**Exercise directions:** Copy the data exactly; pictures stay out of the copy.

---------------

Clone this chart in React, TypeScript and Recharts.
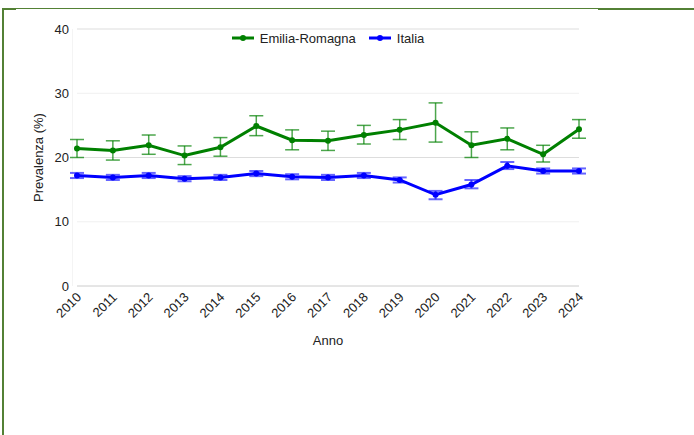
import { LineChart, Line, XAxis, YAxis, ErrorBar, ReferenceLine, Legend } from "recharts";

const years = ["2010", "2011", "2012", "2013", "2014", "2015", "2016", "2017", "2018", "2019", "2020", "2021", "2022", "2023", "2024"];

const erValues = [21.4, 21.1, 21.9, 20.3, 21.6, 24.9, 22.7, 22.6, 23.5, 24.3, 25.4, 21.9, 22.9, 20.5, 24.4];
const erLow = [20.0, 19.6, 20.5, 18.9, 20.2, 23.4, 21.2, 21.1, 22.1, 22.8, 22.4, 20.0, 21.2, 19.3, 23.0];
const erHigh = [22.8, 22.6, 23.5, 21.8, 23.1, 26.5, 24.3, 24.1, 25.0, 25.9, 28.5, 24.0, 24.6, 21.9, 25.9];

const itValues = [17.2, 16.9, 17.2, 16.7, 16.9, 17.5, 17.0, 16.9, 17.2, 16.5, 14.2, 15.8, 18.7, 17.9, 17.9];
const itLow = [16.8, 16.5, 16.8, 16.3, 16.5, 17.1, 16.6, 16.5, 16.8, 16.1, 13.5, 15.2, 18.2, 17.5, 17.5];
const itHigh = [17.6, 17.3, 17.6, 17.1, 17.3, 17.9, 17.4, 17.3, 17.6, 16.9, 14.8, 16.5, 19.3, 18.3, 18.3];

const yTicks = [0, 10, 20, 30, 40];

const seriesNames = ["Emilia-Romagna", "Italia"];
const seriesColors = ["#008000", "#0000ff"];

const FONT = "'Liberation Sans', Arial, sans-serif";
const FRAME = "#538135";

const data = years.map((year, i) => ({
  year,
  er: erValues[i],
  erErr: [+(erValues[i] - erLow[i]).toFixed(2), +(erHigh[i] - erValues[i]).toFixed(2)],
  it: itValues[i],
  itErr: [+(itValues[i] - itLow[i]).toFixed(2), +(itHigh[i] - itValues[i]).toFixed(2)],
}));

function YearTick({ x, y, payload }: any) {
  const tx = x + 5;
  const ty = y + 12;
  return (
    <text x={tx} y={ty} textAnchor="end" transform={`rotate(-45 ${tx} ${ty})`} fontSize={13} fill="#222">
      {payload.value}
    </text>
  );
}

function LegendBox() {
  return (
    <div style={{ display: "flex", justifyContent: "center", alignItems: "center", height: 18, fontFamily: FONT, fontSize: 13, color: "#222" }}>
      {seriesNames.map((name, i) => (
        <div key={name} style={{ display: "flex", alignItems: "center", marginLeft: i ? 13 : 0 }}>
          <svg width={22} height={10}>
            <line x1={0} y1={5} x2={22} y2={5} stroke={seriesColors[i]} strokeWidth={3} />
            <circle cx={11} cy={5} r={3} fill={seriesColors[i]} />
          </svg>
          <span style={{ marginLeft: 6 }}>{name}</span>
        </div>
      ))}
    </div>
  );
}

export default function App() {
  return (
    <div style={{ position: "absolute", left: 0, top: 0, width: 694, height: 435, background: "#fff", fontFamily: FONT }}>
      <div style={{ position: "absolute", left: 2, top: 8, width: 2, height: 427, background: FRAME }} />
      <div style={{ position: "absolute", left: 2, top: 8, width: 596, height: 1, background: FRAME }} />
      <div style={{ position: "absolute", left: 2, top: 8, width: 14, height: 2, background: FRAME }} />
      <div style={{ position: "absolute", left: 598, top: 8, width: 96, height: 2, background: FRAME }} />
      <div style={{ position: "absolute", left: 72, top: 29, width: 1, height: 257, background: "#f4f4f4" }} />
      <LineChart width={694} height={435} data={data} margin={{ top: 29, right: 115, bottom: 89, left: 0 }} style={{ fontFamily: FONT }}>
        {yTicks.map((t) => (
          <ReferenceLine key={t} y={t} stroke={t === 0 ? "#cccccc" : t % 20 === 0 ? "#dddddd" : "#f0f0f0"} strokeWidth={1} />
        ))}
        <XAxis
          dataKey="year"
          interval={0}
          height={60}
          axisLine={false}
          tickLine={false}
          tickSize={0}
          tickMargin={0}
          padding={{ left: 0, right: 0 }}
          tick={<YearTick />}
          label={{
            content: ({ viewBox }: any) => (
              <text x={viewBox.x + viewBox.width / 2} y={viewBox.y + 59} textAnchor="middle" fontSize={13} fill="#222">
                Anno
              </text>
            ),
          }}
        />
        <YAxis
          domain={[0, 40]}
          ticks={yTicks}
          width={77}
          axisLine={false}
          tickLine={false}
          tickSize={0}
          tickMargin={8}
          tick={{ fontSize: 13, fill: "#222" }}
          label={{
            content: ({ viewBox }: any) => (
              <text x={42.5} y={viewBox.y + viewBox.height / 2} transform={`rotate(-90 42.5 ${viewBox.y + viewBox.height / 2})`} textAnchor="middle" fontSize={13} fill="#222">
                Prevalenza (%)
              </text>
            ),
          }}
        />
        <Legend verticalAlign="middle" content={<LegendBox />} wrapperStyle={{ top: 29, left: 77, width: 502, height: 18 }} />
        <Line dataKey="er" name={seriesNames[0]} stroke={seriesColors[0]} strokeWidth={3} dot={{ r: 3, fill: seriesColors[0], stroke: "none" }} activeDot={false} isAnimationActive={false}>
          <ErrorBar dataKey="erErr" direction="y" width={7} stroke={seriesColors[0]} strokeOpacity={0.7} strokeWidth={1.5} isAnimationActive={false} />
        </Line>
        <Line dataKey="it" name={seriesNames[1]} stroke={seriesColors[1]} strokeWidth={3} dot={{ r: 3, fill: seriesColors[1], stroke: "none" }} activeDot={false} isAnimationActive={false}>
          <ErrorBar dataKey="itErr" direction="y" width={7} stroke={seriesColors[1]} strokeOpacity={0.6} strokeWidth={2} isAnimationActive={false} />
        </Line>
      </LineChart>
    </div>
  );
}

---------------

**Exercise solution:**
Clone this chart in React, TypeScript and Recharts.
import { LineChart, Line, XAxis, YAxis, ErrorBar, ReferenceLine, Legend } from "recharts";

const years = ["2010", "2011", "2012", "2013", "2014", "2015", "2016", "2017", "2018", "2019", "2020", "2021", "2022", "2023", "2024"];

const erValues = [21.4, 21.1, 21.9, 20.3, 21.6, 24.9, 22.7, 22.6, 23.5, 24.3, 25.4, 21.9, 22.9, 20.5, 24.4];
const erLow = [20.0, 19.6, 20.5, 18.9, 20.2, 23.4, 21.2, 21.1, 22.1, 22.8, 22.4, 20.0, 21.2, 19.3, 23.0];
const erHigh = [22.8, 22.6, 23.5, 21.8, 23.1, 26.5, 24.3, 24.1, 25.0, 25.9, 28.5, 24.0, 24.6, 21.9, 25.9];

const itValues = [17.2, 16.9, 17.2, 16.7, 16.9, 17.5, 17.0, 16.9, 17.2, 16.5, 14.2, 15.8, 18.7, 17.9, 17.9];
const itLow = [16.8, 16.5, 16.8, 16.3, 16.5, 17.1, 16.6, 16.5, 16.8, 16.1, 13.5, 15.2, 18.2, 17.5, 17.5];
const itHigh = [17.6, 17.3, 17.6, 17.1, 17.3, 17.9, 17.4, 17.3, 17.6, 16.9, 14.8, 16.5, 19.3, 18.3, 18.3];

const yTicks = [0, 10, 20, 30, 40];

const seriesNames = ["Emilia-Romagna", "Italia"];
const seriesColors = ["#008000", "#0000ff"];

const FONT = "'Liberation Sans', Arial, sans-serif";
const FRAME = "#538135";

const data = years.map((year, i) => ({
  year,
  er: erValues[i],
  erErr: [+(erValues[i] - erLow[i]).toFixed(2), +(erHigh[i] - erValues[i]).toFixed(2)],
  it: itValues[i],
  itErr: [+(itValues[i] - itLow[i]).toFixed(2), +(itHigh[i] - itValues[i]).toFixed(2)],
}));

function YearTick({ x, y, payload }: any) {
  const tx = x + 5;
  const ty = y + 12;
  return (
    <text x={tx} y={ty} textAnchor="end" transform={`rotate(-45 ${tx} ${ty})`} fontSize={13} fill="#222">
      {payload.value}
    </text>
  );
}

function LegendBox() {
  return (
    <div style={{ display: "flex", justifyContent: "center", alignItems: "center", height: 18, fontFamily: FONT, fontSize: 13, color: "#222" }}>
      {seriesNames.map((name, i) => (
        <div key={name} style={{ display: "flex", alignItems: "center", marginLeft: i ? 13 : 0 }}>
          <svg width={22} height={10}>
            <line x1={0} y1={5} x2={22} y2={5} stroke={seriesColors[i]} strokeWidth={3} />
            <circle cx={11} cy={5} r={3} fill={seriesColors[i]} />
          </svg>
          <span style={{ marginLeft: 6 }}>{name}</span>
        </div>
      ))}
    </div>
  );
}

export default function App() {
  return (
    <div style={{ position: "absolute", left: 0, top: 0, width: 694, height: 435, background: "#fff", fontFamily: FONT }}>
      <div style={{ position: "absolute", left: 2, top: 8, width: 2, height: 427, background: FRAME }} />
      <div style={{ position: "absolute", left: 2, top: 8, width: 596, height: 1, background: FRAME }} />
      <div style={{ position: "absolute", left: 2, top: 8, width: 14, height: 2, background: FRAME }} />
      <div style={{ position: "absolute", left: 598, top: 8, width: 96, height: 2, background: FRAME }} />
      <div style={{ position: "absolute", left: 72, top: 29, width: 1, height: 257, background: "#f4f4f4" }} />
      <LineChart width={694} height={435} data={data} margin={{ top: 29, right: 115, bottom: 89, left: 0 }} style={{ fontFamily: FONT }}>
        {yTicks.map((t) => (
          <ReferenceLine key={t} y={t} stroke={t === 0 ? "#cccccc" : t % 20 === 0 ? "#dddddd" : "#f0f0f0"} strokeWidth={1} />
        ))}
        <XAxis
          dataKey="year"
          interval={0}
          height={60}
          axisLine={false}
          tickLine={false}
          tickSize={0}
          tickMargin={0}
          padding={{ left: 0, right: 0 }}
          tick={<YearTick />}
          label={{
            content: ({ viewBox }: any) => (
              <text x={viewBox.x + viewBox.width / 2} y={viewBox.y + 59} textAnchor="middle" fontSize={13} fill="#222">
                Anno
              </text>
            ),
          }}
        />
        <YAxis
          domain={[0, 40]}
          ticks={yTicks}
          width={77}
          axisLine={false}
          tickLine={false}
          tickSize={0}
          tickMargin={8}
          tick={{ fontSize: 13, fill: "#222" }}
          label={{
            content: ({ viewBox }: any) => (
              <text x={42.5} y={viewBox.y + viewBox.height / 2} transform={`rotate(-90 42.5 ${viewBox.y + viewBox.height / 2})`} textAnchor="middle" fontSize={13} fill="#222">
                Prevalenza (%)
              </text>
            ),
          }}
        />
        <Legend verticalAlign="middle" content={<LegendBox />} wrapperStyle={{ top: 29, left: 77, width: 502, height: 18 }} />
        <Line dataKey="er" name={seriesNames[0]} stroke={seriesColors[0]} strokeWidth={3} dot={{ r: 3, fill: seriesColors[0], stroke: "none" }} activeDot={false} isAnimationActive={false}>
          <ErrorBar dataKey="erErr" direction="y" width={7} stroke={seriesColors[0]} strokeOpacity={0.7} strokeWidth={1.5} isAnimationActive={false} />
        </Line>
        <Line dataKey="it" name={seriesNames[1]} stroke={seriesColors[1]} strokeWidth={3} dot={{ r: 3, fill: seriesColors[1], stroke: "none" }} activeDot={false} isAnimationActive={false}>
          <ErrorBar dataKey="itErr" direction="y" width={7} stroke={seriesColors[1]} strokeOpacity={0.6} strokeWidth={2} isAnimationActive={false} />
        </Line>
      </LineChart>
    </div>
  );
}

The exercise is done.